Up to December 2015 “Coriolanus” is the only play that I have seen just once on stage but there are currently no planned productions in the UK.
As of 2 December I have read 34 of the 37 plays, some (like “Twelfth Night) over the course of an evening while others (like “Love’s Labour’s Lost” or “Much Ado About Nothing”) were a real struggle, taking weeks rather than days. The three that remain: “Henry VIII”, “Timon of Athens”, “The Tempest”.
Booker Prize Winners
Summary: to read every Booker (or Man Booker) Prize winner
Progress: Everything up to the 2012 winner (Hilary Mantel’s “Bring up the bodies”) but I haven’t worked my way through the last three winners: “The Luminaries”, “The Narrow Road to the Deep North” or “A Brief History of Seven Killings”.
Every UK Number 1 in order
Summary: to hear every UK #1 single, in order, from Al Martino’s “Here in my heart” through to today.
Progress: complete to November 2015. This was a rather strange soundtrack to the autumn of 2015. There’s a Spotify playlist “Every UK Number One Single – 1952-2015”, nearly 80 hours long. For some songs there are cover versions rather than the originals (all 17 Beatles #1s for instance) but in most cases I nipped out to the web to find an original, somewhere. I am not the same person I was before I started this venture. There were only 12 different songs at #1 in 1992, but a staggering 42 different #1s in 2000
A UK Number 1 from every year
Summary: to learn how to play and sing at least one UK #1 single for every year from 1955 to now.
Progress: just about there, but I’m rather rusty on some of the selections. Every time two or more of us are gathered at a piano I ask whoever I’m with to name a year between 1955 and 2014 and I play a song from that year. I have only been caught out once, before I had mastered a song from 1956. Some years are easier than others.

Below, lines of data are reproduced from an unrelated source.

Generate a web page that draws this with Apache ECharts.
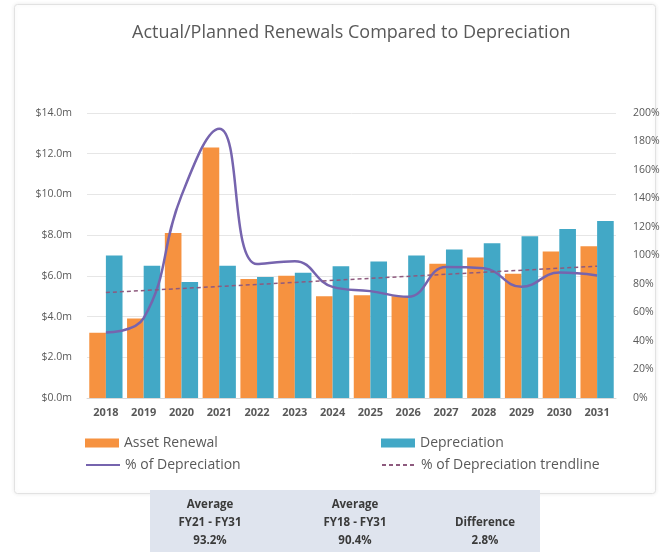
<!DOCTYPE html>
<html><head><meta charset="utf-8">
<script src="https://cdn.jsdelivr.net/npm/echarts@6/dist/echarts.min.js"></script>
<style>html,body{margin:0;padding:0;background:#fff;}#c{width:664px;height:552px;}</style>
</head><body><div id="c"></div>
<script>
var years = ['2018','2019','2020','2021','2022','2023','2024','2025','2026','2027','2028','2029','2030','2031'];
var assetRenewal = [3.2, 3.9, 8.1, 12.3, 5.85, 6.0, 5.0, 5.05, 5.0, 6.6, 6.9, 6.1, 7.2, 7.45];
var depreciation = [7.0, 6.5, 5.7, 6.5, 5.95, 6.15, 6.47, 6.7, 7.0, 7.3, 7.6, 7.95, 8.3, 8.7];
var pctOfDep = [46, 56, 142, 189, 94, 96, 78, 75, 71, 92, 91, 78, 88, 86];
var trendline = [74, null, null, null, null, null, null, null, null, null, null, null, null, 92.5];
var tableCols = [
  ['Average', 'FY21 - FY31', '93.2%'],
  ['Average', 'FY18 - FY31', '90.4%'],
  ['', 'Difference', '2.8%']
];
var FONT = 'Open Sans';
var chart = echarts.init(document.getElementById('c'), null, {renderer: 'canvas'});
var graphics = [
  {type: 'rect', left: 14, top: 4, shape: {width: 641, height: 489, r: 3}, z: -10,
   style: {fill: '#fff', stroke: '#e2e2e2', lineWidth: 1, shadowBlur: 4, shadowColor: 'rgba(0,0,0,0.08)'}},
  {type: 'rect', left: 150, top: 490, shape: {width: 390, height: 62}, z: -5,
   style: {fill: '#dfe4ee'}}
];
var colX = [210, 355, 485];
tableCols.forEach(function (col, i) {
  col.forEach(function (t, j) {
    if (!t) return;
    graphics.push({type: 'text', x: colX[i], y: 505 + j * 18, z: 5,
      style: {text: t, fill: '#3a3a3a', font: 'bold 11.5px "' + FONT + '"', align: 'center', verticalAlign: 'middle'}});
  });
});
var legTxt = {fontFamily: FONT, fontSize: 14, color: '#595959'};
function leg(name, left, top, extra) {
  var l = {left: left, top: top, itemWidth: 34, itemHeight: 9, data: [name], textStyle: legTxt};
  for (var k in extra) l[k] = extra[k];
  return l;
}
var option = {
  backgroundColor: '#fff',
  animation: false,
  textStyle: {fontFamily: FONT},
  title: {text: 'Actual/Planned Renewals Compared to Depreciation', left: 127, top: 19,
    textStyle: {fontFamily: FONT, fontSize: 18, fontWeight: 'normal', color: '#595959'}},
  grid: {left: 87, right: 48, top: 113, bottom: 154},
  legend: [
    leg('Asset Renewal', 80, 431, {icon: 'rect'}),
    leg('Depreciation', 376, 431, {icon: 'rect'}),
    leg('% of Depreciation', 80, 453, {itemStyle: {opacity: 0}}),
    leg('% of Depreciation trendline', 376, 453, {itemStyle: {opacity: 0}})
  ],
  xAxis: {type: 'category', data: years,
    axisLine: {lineStyle: {color: '#d9d9d9'}}, axisTick: {show: false},
    axisLabel: {color: '#595959', fontSize: 11, fontWeight: 'bold', margin: 9}},
  yAxis: [
    {type: 'value', min: 0, max: 14, interval: 2,
     axisLabel: {formatter: function (v) { return '$' + v.toFixed(1) + 'm'; }, color: '#595959', fontSize: 10.5, margin: 15},
     axisLine: {show: false}, axisTick: {show: false},
     splitLine: {lineStyle: {color: '#e6e6e6'}}},
    {type: 'value', min: 0, max: 200, interval: 20,
     axisLabel: {formatter: '{value}%', color: '#595959', fontSize: 10.5, margin: 17},
     axisLine: {show: false}, axisTick: {show: false}, splitLine: {show: false}}
  ],
  series: [
    {name: 'Asset Renewal', type: 'bar', data: assetRenewal, barGap: '0%', barCategoryGap: '12%',
     itemStyle: {color: '#F69240'}},
    {name: 'Depreciation', type: 'bar', data: depreciation,
     itemStyle: {color: '#42A8C6'}},
    {name: '% of Depreciation', type: 'line', yAxisIndex: 1, data: pctOfDep, smooth: 0.45,
     symbol: 'none', lineStyle: {color: '#7664AE', width: 2.5}, itemStyle: {color: '#7664AE'}, z: 5},
    {name: '% of Depreciation trendline', type: 'line', yAxisIndex: 1, data: trendline, connectNulls: true,
     symbol: 'none', lineStyle: {color: '#8E5A7E', width: 1.5, type: [4, 3]}, itemStyle: {color: '#8E5A7E'}, z: 6}
  ],
  graphic: graphics
};
chart.setOption(option);
</script></body></html>
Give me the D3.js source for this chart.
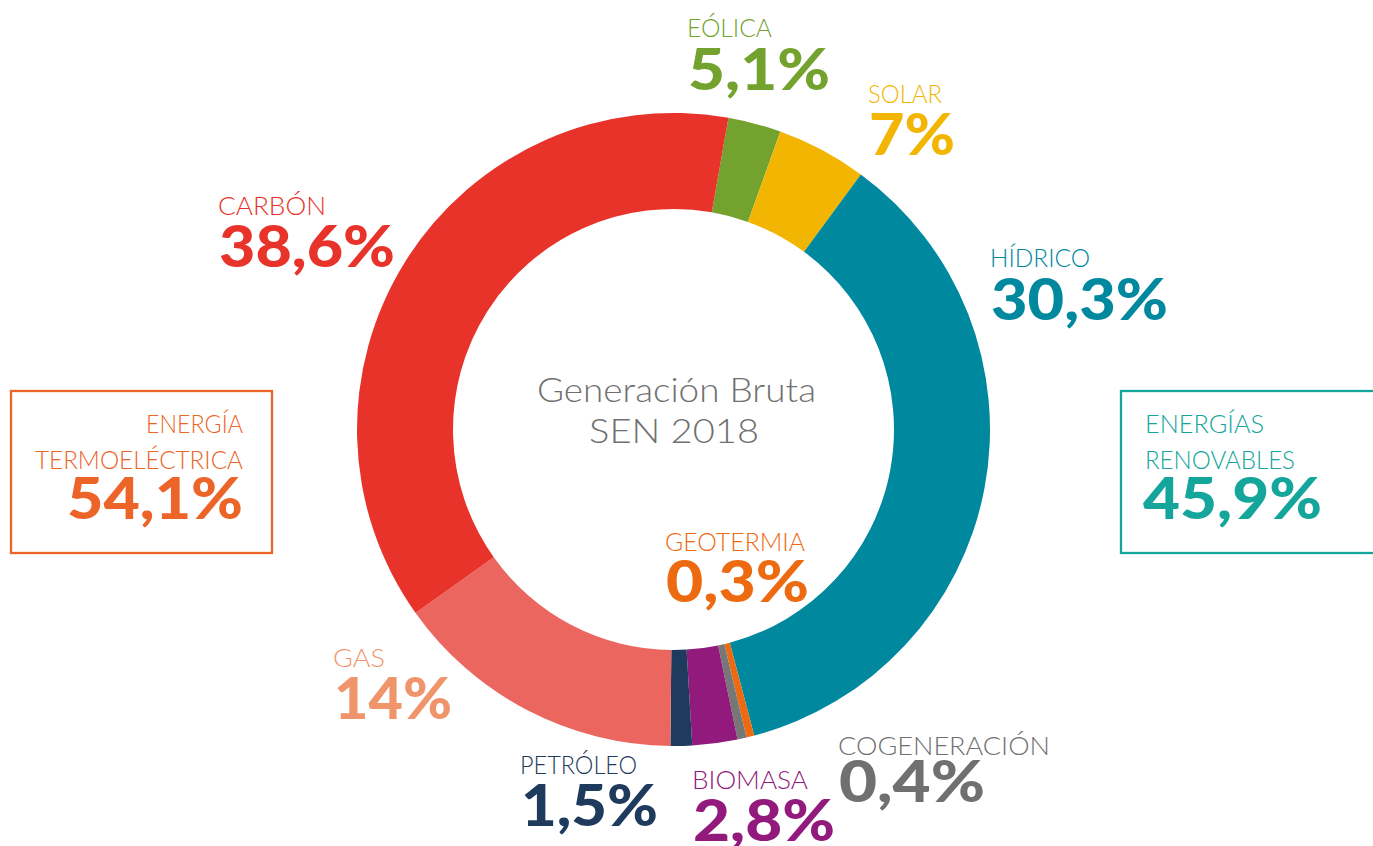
<!DOCTYPE html>
<html>
<head>
<meta charset="utf-8">
<script src="https://cdn.jsdelivr.net/npm/d3@7"></script>
<style>
  html, body { margin: 0; padding: 0; background: #fff; overflow: hidden; }
</style>
</head>
<body>
<script>
// --- data (clockwise from the top) ---
const categories = ["EÓLICA", "SOLAR", "HÍDRICO", "GEOTERMIA", "COGENERACIÓN", "BIOMASA", "PETRÓLEO", "GAS", "CARBÓN"];
const labelPct = ["5,1%", "7%", "30,3%", "0,3%", "0,4%", "2,8%", "1,5%", "14%", "38,6%"];
// share of the ring each slice takes, as drawn in the picture
const arcShare = [2.7, 4.6, 35.8, 0.4, 0.46, 2.3, 1.1, 15.0, 37.6];
const arcColors = ["#74a22f", "#f2b602", "#00889f", "#ee6a10", "#777777", "#921a7c", "#1e3a5c", "#ec6660", "#e8332a"];
const textColors = ["#74a22f", "#f2b602", "#00889f", "#ee6a10", "#707070", "#921a7c", "#1e3a5c", "#f0956b", "#e8332a"];

const groupLines = [["ENERGÍA", "TERMOELÉCTRICA"], ["ENERGÍAS", "RENOVABLES"]];
const groupPct = ["54,1%", "45,9%"];
const groupColors = ["#ec6427", "#14a59b"];

const centerLines = ["Generación Bruta", "SEN 2018"];

// --- layout ---
const width = 1373, height = 846;
const cx = 673.5, cy = 429.5;
const outerR = 316.5, innerR = 220.5;
const start = 10 * Math.PI / 180;

// label placement: x, baseline of name, baseline of value, widths
const labelPos = {
  "EÓLICA":       { x: 687, yName: 37,  yVal: 90,  wName: 85,  wVal: 142 },
  "SOLAR":        { x: 868, yName: 103, yVal: 155, wName: 74,  wVal: 86 },
  "HÍDRICO":      { x: 990, yName: 267, yVal: 320, wName: 100, wVal: 177 },
  "GEOTERMIA":    { x: 665, yName: 551, yVal: 602, wName: 140, wVal: 143 },
  "COGENERACIÓN": { x: 838, yName: 755, yVal: 802, wName: 212, wVal: 146 },
  "BIOMASA":      { x: 692, yName: 789, yVal: 841, wName: 116, wVal: 142 },
  "PETRÓLEO":     { x: 520, yName: 774, yVal: 826, wName: 117, wVal: 137 },
  "GAS":          { x: 333, yName: 667, yVal: 719, wName: 52,  wVal: 118 },
  "CARBÓN":       { x: 218, yName: 215, yVal: 267, wName: 108, wVal: 176 },
};

const NAME_FONT = "Lato, 'Open Sans', sans-serif";

const svg = d3.select("body")
  .append("svg")
  .attr("width", width)
  .attr("height", height)
  .attr("viewBox", `0 0 ${width} ${height}`)
  .style("display", "block");

svg.append("rect").attr("width", width).attr("height", height).attr("fill", "#fff");

// donut
const pie = d3.pie()
  .sort(null)
  .value((d) => d)
  .startAngle(start)
  .endAngle(start + 2 * Math.PI);

const arc = d3.arc().innerRadius(innerR).outerRadius(outerR);

svg.append("g")
  .attr("transform", `translate(${cx},${cy})`)
  .selectAll("path")
  .data(pie(arcShare))
  .join("path")
  .attr("d", arc)
  .attr("fill", (d, i) => arcColors[i]);

// center title
svg.append("g")
  .selectAll("text")
  .data(centerLines)
  .join("text")
  .attr("x", (d, i) => (i === 0 ? 676.5 : 674))
  .attr("y", (d, i) => (i === 0 ? 402 : 443))
  .attr("text-anchor", "middle")
  .attr("font-family", NAME_FONT)
  .attr("font-weight", 300)
  .attr("font-size", 34)
  .attr("fill", "#707070")
  .attr("textLength", (d, i) => (i === 0 ? 279 : 170))
  .attr("lengthAdjust", "spacingAndGlyphs")
  .text((d) => d);

// slice labels
const lab = svg.append("g")
  .selectAll("g")
  .data(categories)
  .join("g");

lab.append("text")
  .attr("x", (d) => labelPos[d].x)
  .attr("y", (d) => labelPos[d].yName)
  .attr("font-family", NAME_FONT)
  .attr("font-weight", 300)
  .attr("font-size", 25)
  .attr("fill", (d, i) => textColors[i])
  .attr("textLength", (d) => labelPos[d].wName)
  .attr("lengthAdjust", "spacingAndGlyphs")
  .text((d) => d);

lab.append("text")
  .attr("x", (d) => labelPos[d].x + 1)
  .attr("y", (d) => labelPos[d].yVal)
  .attr("font-family", NAME_FONT)
  .attr("font-weight", 900)
  .attr("font-size", 57)
  .attr("fill", (d, i) => textColors[i])
  .attr("textLength", (d) => labelPos[d].wVal)
  .attr("lengthAdjust", "spacingAndGlyphs")
  .text((d, i) => labelPct[i]);

// group boxes (left: thermo, right: renewables)
const boxes = [
  { x: 11, w: 261, anchor: "end", tx: 243, wLines: [97, 208], wVal: 176 },
  { x: 1121, w: 270, anchor: "start", tx: 1145, wLines: [119, 150], wVal: 179 },
];

boxes.forEach((b, gi) => {
  const g = svg.append("g");
  g.append("rect")
    .attr("x", b.x)
    .attr("y", 391)
    .attr("width", b.w)
    .attr("height", 162)
    .attr("fill", "none")
    .attr("stroke", groupColors[gi])
    .attr("stroke-width", 2.3);

  g.selectAll("text.line")
    .data(groupLines[gi])
    .join("text")
    .attr("class", "line")
    .attr("x", b.tx)
    .attr("y", (d, i) => 433 + i * 36)
    .attr("text-anchor", b.anchor)
    .attr("font-family", NAME_FONT)
    .attr("font-weight", 300)
    .attr("font-size", 25)
    .attr("fill", groupColors[gi])
    .attr("textLength", (d, i) => b.wLines[i])
    .attr("lengthAdjust", "spacingAndGlyphs")
    .text((d) => d);

  g.append("text")
    .attr("x", b.anchor === "end" ? b.tx : b.tx - 2)
    .attr("y", 519)
    .attr("text-anchor", b.anchor)
    .attr("font-family", NAME_FONT)
    .attr("font-weight", 900)
    .attr("font-size", 57)
    .attr("fill", groupColors[gi])
    .attr("textLength", b.wVal)
    .attr("lengthAdjust", "spacingAndGlyphs")
    .text(groupPct[gi]);
});
</script>
</body>
</html>
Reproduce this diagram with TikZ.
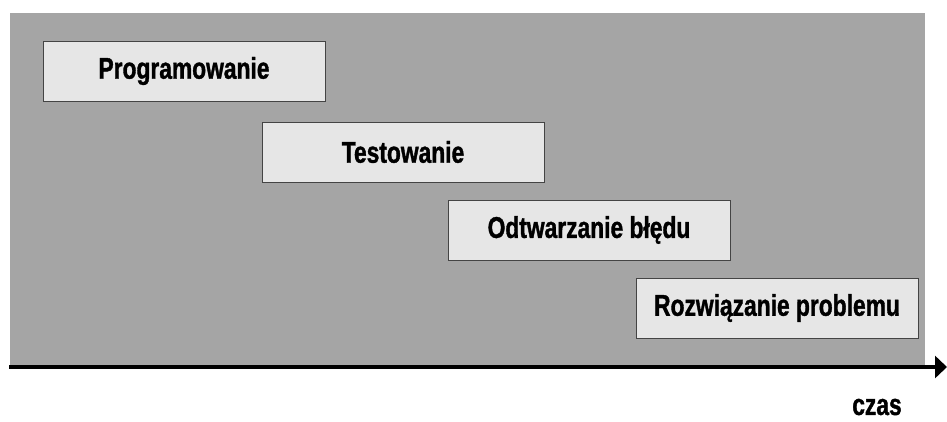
\documentclass[tikz,border=0pt]{standalone}
\usepackage{fontspec}
\setmainfont[FakeStretch=0.76,FakeBold=1.2]{Liberation Sans}
\usetikzlibrary{arrows.meta}
\definecolor{bggray}{HTML}{A5A5A5}
\definecolor{boxfill}{HTML}{E6E6E6}
\definecolor{boxline}{HTML}{444444}
\begin{document}
\begin{tikzpicture}[x=1pt,y=-1pt,
  stepbox/.style={draw=boxline,line width=1pt,fill=boxfill,minimum width=282pt,minimum height=60pt,inner sep=0pt,
    font=\fontsize{30}{32}\selectfont\bfseries,anchor=north west},
  lbl/.style={font=\fontsize{30}{32}\selectfont\bfseries}]
\useasboundingbox (0,0) rectangle (947,421);
\fill[bggray] (10,13) rectangle (925,367);
\node[stepbox] (p1) at (42.5,40.5) {Programowanie};
\node[stepbox] (p2) at (261.5,121.5) {Testowanie};
\node[stepbox] (p3) at (447.5,199.5) {Odtwarzanie błędu};
\node[stepbox] (p4) at (635.5,277.5) {Rozwiązanie problemu};
\coordinate (a0) at (9,367);
\coordinate (a1) at (947,367);
\draw[line width=4pt,-{Triangle[length=12pt,width=22pt]}] (a0) -- (a1);
\node[lbl] (czas) at (877,407) {czas};
\end{tikzpicture}
\end{document}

Summary: to see every major Oscar winner (Best Picture, Best Director, Best Actor, Best Actress, Best Supporting Actor, Best Supporting Actress) of my lifetime
Progress: Finished, up to and including 2015. I was born in the 1960s and have seen every major Oscar winner since 1947. My friends Steve and Clare are involved in a similar project, to see every Best Picture Winner in date order, starting with 1972 (“The Godfather”). Last time we spoke about this they had got stuck at 1991 (“Silence of the lambs”).
“Desert Island Discs”
This isn’t a project like the others, aiming to read through or watch a body of work, or tick items off a list, but the BBC’s archive of “Desert Islands Discs” episodes is a remarkable resource. For many years even the most recent episode of the show was unavailable on their “Listen Again” or iPlayer service. If I was unable to hear an episode when broadcast on a Friday or Sunday I missed it. With digital TV, from autumn 2000 onwards, I was able to record episodes (onto video originally, then onto hard drives) but before that I missed a lot of episodes. Now I can go back and catch up on almost anything, or hear again episodes that I first heard nearly 30 years ago. Do yourself a favour, check out the archive, but be prepared to lose a few hours. You can stream or download the episodes. I like to download them, batch them up and listen to two or three at a time. My friend Steve has just started doing this too, two episodes on his drive to work and two on the way home. It almost makes me wish I was commuting by car again.